Ms. Hassan has become outspoken here. Syrian censors, she recounted, originally agreed to publish “Ebony,” her first novel, but then excised passages they deemed sexually offensive. When she objected, a public firestorm ensued. Ms. Hassan decided to publish abroad. Her next book chronicled the lives of former female political prisoners. The book after that landed her on the shortlist for an Arabic version of the Booker Prize but stirred more condemnation, and today Ms. Hassan isn’t allowed travel outside the country.
“It’s complicated,” she said, about the situation, “because nowadays, with the Internet and satellite TV and translations from and to Arabic, writers in Syria are not isolated from the world. It is not like it was 30 years ago. We can publish elsewhere. There can be a public fuss. But in a sense this only makes the situation feel worse for younger writers because we can dream.”
The Syrian reading public, she went on, “has always been tiny, and intellectuals are isolated from the rest of society.” At the same time a young literary scene has developed, she insisted, publishing abroad, like herself, if necessary, and writing about issues like “social diversity, life among refugees and minorities, subjects that used to be unexplored.”
“It’s more about individual expression now, which to me is in the best long-term interest of culture as culture,” she said, adding that making art in Syria is “like dropping a pebble in still water.”
That happened to be the metaphor Hatem Ali also used. At 48, Mr. Ali is one of Syria’s most successful television and film directors.
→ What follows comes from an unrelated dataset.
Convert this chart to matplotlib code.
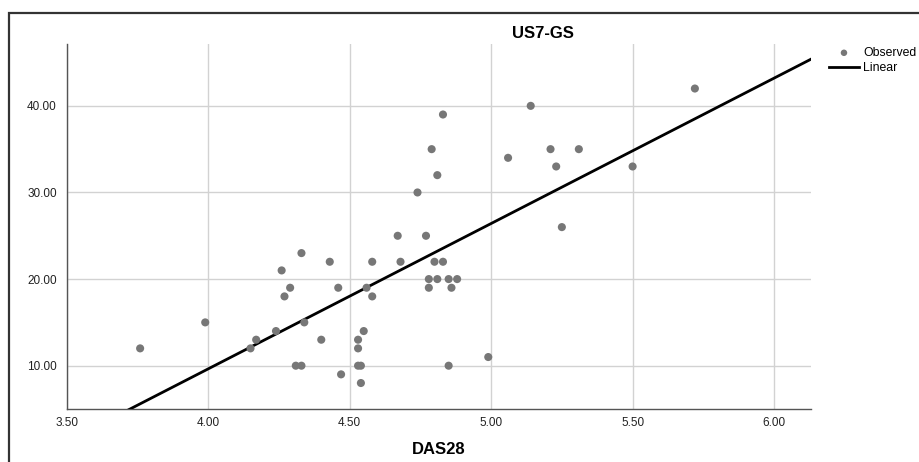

He has directed several of the country’s widely distributed historical soap operas, and he recently shot a feature film, “The Long Night,” about political prisoners. We met in his office suite here one morning, beneath a photograph of Mr. Ali standing beside President Assad.
The soaps bought him, as he put it, “immunity” to make “The Long Night.” He was able to muster $250,000 in private money, a meager budget. The film was then tacitly banned by Syrian authorities, who never gave permission for it to be shown here. “We got permission on paper from one committee to go ahead with the film, but then another government committee saw the film, and my own long night with the Syrian authorities started,” he said, shaking his head.
So why did he make it?
“Young Syrian directors who grew up with the success of Syrian dramas see television as where the money and opportunities are now, and they produce shows that long for a backward world and that hide in religion and the historical past, no matter how bad the past was,” he said.
I had seen what he meant just the previous night, wandering past a cafe where dozens of Syrians had gathered outdoors as usual to watch, on a big screen, “Bab al-Hara,” a hugely popular soap opera across the Arab world about life in Damascus at the turn of the last century. In it women gossip, men shoot guns and shout at one another. It’s what passes for popular culture — not worse than what passes for it in Rome or Red Hook, maybe, except that for Syrians the alternatives are few.
“It’s our job to raise our voices, a little bit,” Mr. Ali said, speaking about Syrian artists generally. “Movies don’t move people to revolution. But they’re part of a discourse, pebbles in a still lake.”
“I am not desperate yet,” he added. “But I am less hopeful.”